Kamel Ben Younès, Géostratège tunisien «Cette initiative servira le projet du Grand Maghreb»

Kamel Ben Younès, expert tunisien en études géostratégiques, nous livre dans cet entretien son analyse sur les tenants et les aboutissants du Sommet tripartite maghrébin.

L’Expression: Les présidents Abdelmadjid Tebboune, Kaïs Saïed et Mohammed el-Menfi, animeront aujourd’hui les travaux de la première réunion consultative des chefs d’État des trois pays. Quel sera, à votre avis, l’agenda de cette réunion au sommet?
Kamel Ben Younès: La première réunion tripartite après la rencontre des trois chefs d’État à Alger, début mars dernier, vise à relancer une «coopération sous -régionale» en Afrique du Nord. C’est une bonne alternative pour relancer la coopération bilatérale et tripartite, trente ans après la décision de Rabat de «geler» la présidence de l’Union du Maghreb arabe. Cela n’a pas empêché la tenue de dizaines de rencontres maghrébines, au niveau d’experts, ministres et chefs d’État. Mais les structures politiques de l’UMA des cinq sont de fait «toujours en veilleuse», voire même «paralysées».
Certes, les cinq chefs d’État et les ministres du Maghreb s’étaient retrouvés en marge des réunions de l’ONU, l’OUA, de la Ligue arabe, de l’OIC, mais l’UMA des cinq est de nouveau «en panne».
Cette initiative de redémarrer le «Grand Maghreb» entre trois pays, n’est pas la première. Au milieu des années 80, la Tunisie, l’Algérie et la Mauritanie avait créé des structures de coordination, de coopération et de convergence d’intérêts.
La Libye de Gaddafi et le Maroc de Hassan 2 avait créé une autre structure de partenariat «sous régional». Quatre ans plus tard, Alger avait abrité la réunion des cinq chefs d’État maghrébins à Zéralda, où avait été décidée la création de l’UMA. Cela s’est concrétisé au Sommet de Marrakech en février 1989, Tunis en janvier 1990 et d’Alger en juillet 1990. Donc, les réunions sous-régionales ne sont pas un obstacle contre les projets régionaux plus ambitieux, comme celui de l’UMA, l’OUA… etc.

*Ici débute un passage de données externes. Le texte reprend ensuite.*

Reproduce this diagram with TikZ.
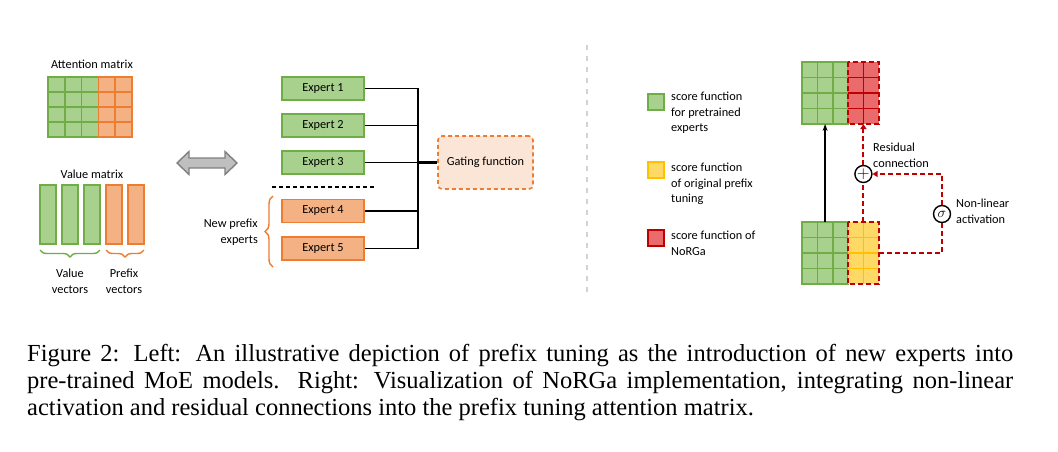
\documentclass[tikz,border=0pt]{standalone}
\usepackage{fontspec}
\setmainfont{Liberation Serif}
\newfontfamily\cbfont{Carlito}
\usetikzlibrary{arrows.meta,decorations.pathreplacing}
\definecolor{gfill}{HTML}{A9D18E}
\definecolor{gline}{HTML}{70AD47}
\definecolor{ofill}{HTML}{F4B183}
\definecolor{oline}{HTML}{ED7D31}
\definecolor{gatefill}{HTML}{FBE5D6}
\definecolor{rfill}{HTML}{EA6B6B}
\definecolor{rline}{HTML}{C00000}
\definecolor{yfill}{HTML}{FFD966}
\definecolor{yline}{HTML}{FFC000}
\begin{document}
\begin{tikzpicture}[x=1pt,y=-1pt,
    lbl/.style={font=\cbfont\fontsize{12.3}{15.6}\selectfont, inner sep=0pt},
    gcell/.style={fill=gfill, draw=gline, line width=1.6pt},
    ocell/.style={fill=ofill, draw=oline, line width=1.6pt},
    expertG/.style={lbl, fill=gfill, draw=gline, line width=1.6pt, minimum width=82pt, minimum height=23pt},
    expertO/.style={expertG, fill=ofill, draw=oline},
    mbox/.style={minimum width=77pt, minimum height=62pt, inner sep=0pt, outer sep=0pt},
    reddash/.style={draw=rline, line width=2pt, dash pattern=on 5pt off 3pt},
    opnode/.style={circle, draw, line width=1.4pt, minimum size=17pt, inner sep=0pt, fill=white},
    tip/.style={-{Triangle[length=5pt,width=6pt]}}]
    \useasboundingbox (0,0) rectangle (1058,451);

    \node[lbl] (attn) at (92,64) {Attention matrix};
    \foreach \c in {0,1,2} \foreach \r in {0,...,3}
        \draw[gcell] ({48+16.8*\c},{77+15*\r}) rectangle ++(16.8,15);
    \foreach \c in {3,4} \foreach \r in {0,...,3}
        \draw[ocell] ({48+16.8*\c},{77+15*\r}) rectangle ++(16.8,15);

    \node[lbl] (val) at (92,174) {Value matrix};
    \foreach \x in {40,62,84} \draw[gcell] (\x,185) rectangle ++(16,59);
    \foreach \x in {106,128} \draw[ocell] (\x,185) rectangle ++(16,59);
    \draw[gline, line width=1.4pt, decorate, decoration={brace, mirror, amplitude=7pt}] (40,250) -- (100,250);
    \draw[oline, line width=1.4pt, decorate, decoration={brace, mirror, amplitude=7pt}] (106,250) -- (144,250);
    \node[lbl, align=center] (vv) at (70,281) {Value\\vectors};
    \node[lbl, align=center] (pv) at (124,281) {Prefix\\vectors};

    \draw[fill=gray!50, draw=gray, line width=1.4pt] (177,163) -- (189,151.5) -- (189,158) -- (225,158) -- (225,151.5)
        -- (237,163) -- (225,174.5) -- (225,168) -- (189,168) -- (189,174.5) -- cycle;

    \node[expertG] (e1) at (323,88.5) {Expert 1};
    \node[expertG] (e2) at (323,125.5) {Expert 2};
    \node[expertG] (e3) at (323,162.5) {Expert 3};
    \node[expertO] (e4) at (323,211) {Expert 4};
    \node[expertO] (e5) at (323,248.5) {Expert 5};
    \node[lbl, fill=gatefill, draw=oline, line width=1.6pt, dash pattern=on 4pt off 3pt, rounded corners=4pt,
        minimum width=95pt, minimum height=53pt] (gate) at (485.5,162.5) {Gating function};
    \coordinate (bus) at (418,162.5);
    \draw[line width=1.6pt] (e1.east) -- (e1.east -| bus) -- (e5.east -| bus) -- (e5.east);
    \foreach \e in {e2,e3,e4} \draw[line width=1.6pt] (\e.east) -- (\e.east -| bus);
    \draw[line width=3pt] (bus) -- (gate.west);
    \draw[line width=1.8pt, dash pattern=on 4pt off 3pt] (272,187) -- (376,187);
    \draw[oline, line width=1.4pt, decorate, decoration={brace, amplitude=8pt}] (273,267) -- (273,196);
    \node[lbl, align=right, anchor=east] (npe) at (258,232) {New prefix\\experts};

    \draw[gray!35, line width=1.4pt, dash pattern=on 5pt off 6pt] (587,45) -- (587,295);

    \draw[fill=gfill, draw=gline, line width=1.6pt] (648,94) rectangle ++(16,16);
    \draw[fill=yfill, draw=yline, line width=1.6pt] (648,162) rectangle ++(16,16);
    \draw[fill=rfill, draw=rline, line width=1.6pt] (648,230) rectangle ++(16,16);
    \node[lbl, align=left, anchor=north west] (lg1) at (671,91.7) {score function\\for pretrained\\experts};
    \node[lbl, align=left, anchor=north west] (lg2) at (671,163) {score function\\of original prefix\\tuning};
    \node[lbl, align=left, anchor=north west] (lg3) at (671,230.7) {score function of\\NoRGa};

    \node[mbox] (top) at (840.5,93) {};
    \node[mbox] (bot) at (840.5,253) {};
    \foreach \m in {top,bot} \foreach \c in {0,1,2} \foreach \r in {0,...,3}
        \draw[gcell] ([xshift={15.4pt*\c}, yshift={-15.5pt*\r}]\m.north west) rectangle ++(15.4,15.5);
    \fill[rfill] ([xshift=46.2pt]top.north west) rectangle (top.south east);
    \fill[yfill] ([xshift=46.2pt]bot.north west) rectangle (bot.south east);
    \draw[rline, line width=1.6pt] ([xshift=61.6pt]top.north west) -- ([xshift=61.6pt]top.south west);
    \draw[yline, line width=1.6pt] ([xshift=61.6pt]bot.north west) -- ([xshift=61.6pt]bot.south west);
    \foreach \r in {1,2,3} {
        \draw[rline, line width=1.6pt] ([xshift=46.2pt, yshift={-15.5pt*\r}]top.north west) -- ([yshift={-15.5pt*\r}]top.north east);
        \draw[yline, line width=1.6pt] ([xshift=46.2pt, yshift={-15.5pt*\r}]bot.north west) -- ([yshift={-15.5pt*\r}]bot.north east);
    }
    \draw[reddash] ([xshift=46.2pt]top.north west) rectangle (top.south east);
    \draw[reddash] ([xshift=46.2pt]bot.north west) rectangle (bot.south east);

    \node[opnode, font=\fontsize{17}{17}\selectfont] (plus) at (863.4,174) {$+$};
    \node[opnode, font=\fontsize{15}{15}\selectfont] (sig) at (942,214) {$\sigma$};
    \draw[line width=1.4pt, -{Stealth[length=7pt,width=5pt]}] ([xshift=23.1pt]bot.north west) -- ([xshift=23.1pt]top.south west);
    \draw[reddash] (bot.north -| plus) -- (plus.south);
    \draw[reddash, tip] (plus.north) -- (top.south -| plus);
    \draw[reddash] (bot.east) -| (sig.south);
    \draw[reddash, tip] (sig.north) |- (plus.east);
    \node[lbl, align=left, anchor=west] (res) at (873,155.5) {Residual\\connection};
    \node[lbl, align=left, anchor=west] (act) at (956,211.5) {Non-linear\\activation};

    \node[anchor=north west, inner sep=0pt, text width=986pt, align=justify, font=\fontsize{24.5}{26.8}\selectfont] (cap) at (27,344.3)
        {\hyphenpenalty=10000 Figure 2: Left: An illustrative depiction of prefix tuning as the introduction of new experts into pre-trained MoE models. Right: Visualization of NoRGa implementation, integrating non-linear\linebreak activation and residual connections into the prefix tuning attention matrix.};
\end{tikzpicture}
\end{document}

D’ailleurs, la Mauritanie qui ne fait pas partie de cette initiative sous-régionale provisoirement pourrait la joindre dans les plus brefs délais. Son adhésion pourrait donner un coup de main à l’initiative tripartite, notamment dans les efforts de renforcer la coopération politico-économique et sécuritaire régionale, ainsi que les efforts pour résoudre les conflits régionaux à aspects géostratégiques, dont ceux de la Libye, le Sahel et en Palestine occupée.

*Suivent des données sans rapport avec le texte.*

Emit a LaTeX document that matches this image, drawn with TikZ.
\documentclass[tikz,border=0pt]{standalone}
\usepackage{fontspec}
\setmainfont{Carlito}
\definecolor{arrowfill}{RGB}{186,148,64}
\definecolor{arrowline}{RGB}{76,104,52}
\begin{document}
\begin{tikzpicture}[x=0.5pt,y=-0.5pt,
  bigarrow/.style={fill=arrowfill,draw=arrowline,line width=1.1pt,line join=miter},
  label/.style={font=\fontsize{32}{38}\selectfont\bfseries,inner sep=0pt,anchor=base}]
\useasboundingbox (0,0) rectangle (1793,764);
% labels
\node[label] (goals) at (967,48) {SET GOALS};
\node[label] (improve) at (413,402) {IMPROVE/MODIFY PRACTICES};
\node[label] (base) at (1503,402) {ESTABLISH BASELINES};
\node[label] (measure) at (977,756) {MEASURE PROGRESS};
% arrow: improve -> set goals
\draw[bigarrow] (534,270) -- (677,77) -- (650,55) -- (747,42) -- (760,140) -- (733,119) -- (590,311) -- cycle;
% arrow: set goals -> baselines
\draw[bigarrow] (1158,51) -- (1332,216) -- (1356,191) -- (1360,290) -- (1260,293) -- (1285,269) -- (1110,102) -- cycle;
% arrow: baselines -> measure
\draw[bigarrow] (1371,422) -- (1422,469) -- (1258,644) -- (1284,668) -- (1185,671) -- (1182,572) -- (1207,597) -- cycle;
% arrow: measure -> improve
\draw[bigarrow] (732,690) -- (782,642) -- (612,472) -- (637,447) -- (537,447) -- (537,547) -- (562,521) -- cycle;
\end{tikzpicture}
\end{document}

Dans l’agenda du Sommet tripartite maghrébin de Tunis figurera certainement les dossiers de sécurité régionale, la résolution politique des crises en Libye, ainsi que la coopération avec les pays de l’Europe et d’Afrique du Sud, et sur le dossier de l’immigration avec ses dimensions humaines, techniques et politiques.

D’aucuns estiment que ce conclave présidentiel s’apparente à une alternative au rêve du Grand Maghreb arabe? Êtes-vous de cet avis?
Cette initiative est plutôt positive si elle réussit à relancer la coopération bilatérale et tripartite entre l’Algérie, la Tunisie et la Libye. Elle pourrait encourager le secteur privé et la société civile dans les
5 pays du Maghreb en général, les trois pays en particulier, à entamer de nouvelles actions communes, notamment celles envisageant la libéralisation de la circulation des travailleurs, des touristes, des hommes d’affaires et des marchandises. Elle n’est pas une alternative au Maghreb des cinq, ni autres cadres et structures arabo-arabes, inter-africains ou euro-méditerranéens…
La convergence d’intérêts entre investisseurs, commerçants, touristes et sociétés serait au profit des entreprises et peuples des trois pays d’abord, puis de toute la région.
Les divergences politico-sécuritaires conjoncturelles disparaîtraient si les «grands décideurs économiques du secteur privé» seraient impliqués dans les prochains processus d’union et de coopération bilatérale et régionale.